Provided data start

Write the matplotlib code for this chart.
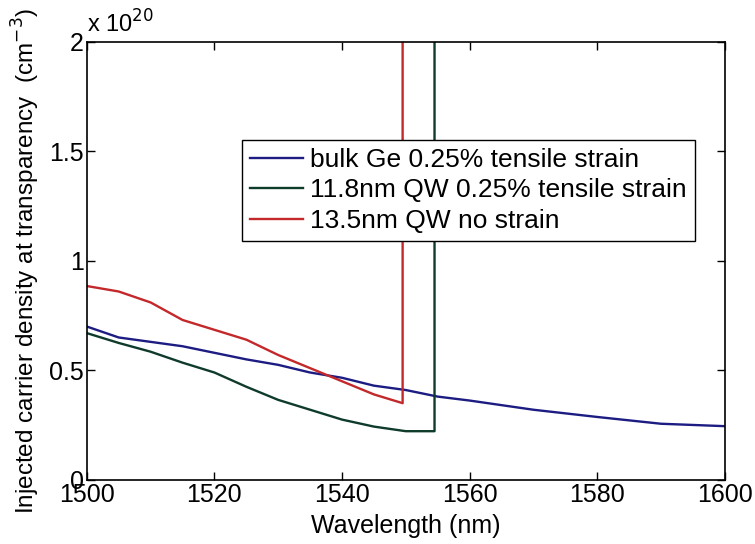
import numpy as np
import matplotlib.pyplot as plt

plt.rcParams['font.family'] = ['Liberation Sans', 'DejaVu Sans']

# values in units of 1e20 cm^-3
wl_bulk = [1500, 1505, 1510, 1515, 1520, 1525, 1530, 1535, 1540, 1545, 1550, 1555, 1560, 1570, 1580, 1590, 1600]
n_bulk = [0.70, 0.65, 0.63, 0.61, 0.58, 0.55, 0.525, 0.49, 0.466, 0.43, 0.41, 0.38, 0.362, 0.32, 0.287, 0.256, 0.245]

wl_qw118 = [1500, 1505, 1510, 1515, 1520, 1525, 1530, 1535, 1540, 1545, 1550, 1554.5, 1554.5]
n_qw118 = [0.67, 0.625, 0.585, 0.535, 0.49, 0.425, 0.365, 0.32, 0.275, 0.243, 0.222, 0.222, 2.5]

wl_qw135 = [1500, 1505, 1510, 1515, 1520, 1525, 1530, 1535, 1540, 1545, 1549.5, 1549.5]
n_qw135 = [0.885, 0.86, 0.81, 0.73, 0.685, 0.64, 0.57, 0.51, 0.45, 0.39, 0.35, 2.5]

labels = ['bulk Ge 0.25% tensile strain',
          '11.8nm QW 0.25% tensile strain',
          '13.5nm QW no strain']

fig = plt.figure(figsize=(7.55, 5.44), dpi=100)
ax = fig.add_axes([0.115, 0.118, 0.845, 0.805])

ax.plot(wl_bulk, n_bulk, color='#1c1c82', lw=1.7, label=labels[0])
ax.plot(wl_qw118, n_qw118, color='#0f3b2a', lw=1.7, label=labels[1])
ax.plot(wl_qw135, n_qw135, color='#c3282a', lw=1.7, label=labels[2])

ax.set_xlim(1500, 1600)
ax.set_ylim(0, 2)
ax.set_xticks([1500, 1520, 1540, 1560, 1580, 1600])
ax.set_yticks([0, 0.5, 1, 1.5, 2])
ax.set_yticklabels(['0', '0.5', '1', '1.5', '2'])
ax.tick_params(direction='in', top=True, right=True, labelsize=18, length=6, width=1, pad=2)
for s in ax.spines.values():
	s.set_linewidth(1.2)

ax.set_xlabel('Wavelength (nm)', fontsize=18, labelpad=5)
ax.set_ylabel('Injected carrier density at transparency  (cm$^{-3}$)', fontsize=17.5, labelpad=5)
ax.text(0.0, 1.01, r'x 10$^{20}$', transform=ax.transAxes, fontsize=17, va='bottom', ha='left')

leg = ax.legend(loc='upper left', bbox_to_anchor=(0.243, 0.776), borderaxespad=0,
	fontsize=19, handlelength=2.0, handletextpad=0.3, labelspacing=0.25,
	borderpad=0.3, fancybox=False, framealpha=1, edgecolor='black')
leg.get_frame().set_linewidth(1.0)

plt.savefig('out.png', dpi=100)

Provided data end

_Written request_.
Where a line contains the string "matplotlib", extract that line.

_Solution for this exercise_.
Write the matplotlib code for this chart.
import matplotlib.pyplot as plt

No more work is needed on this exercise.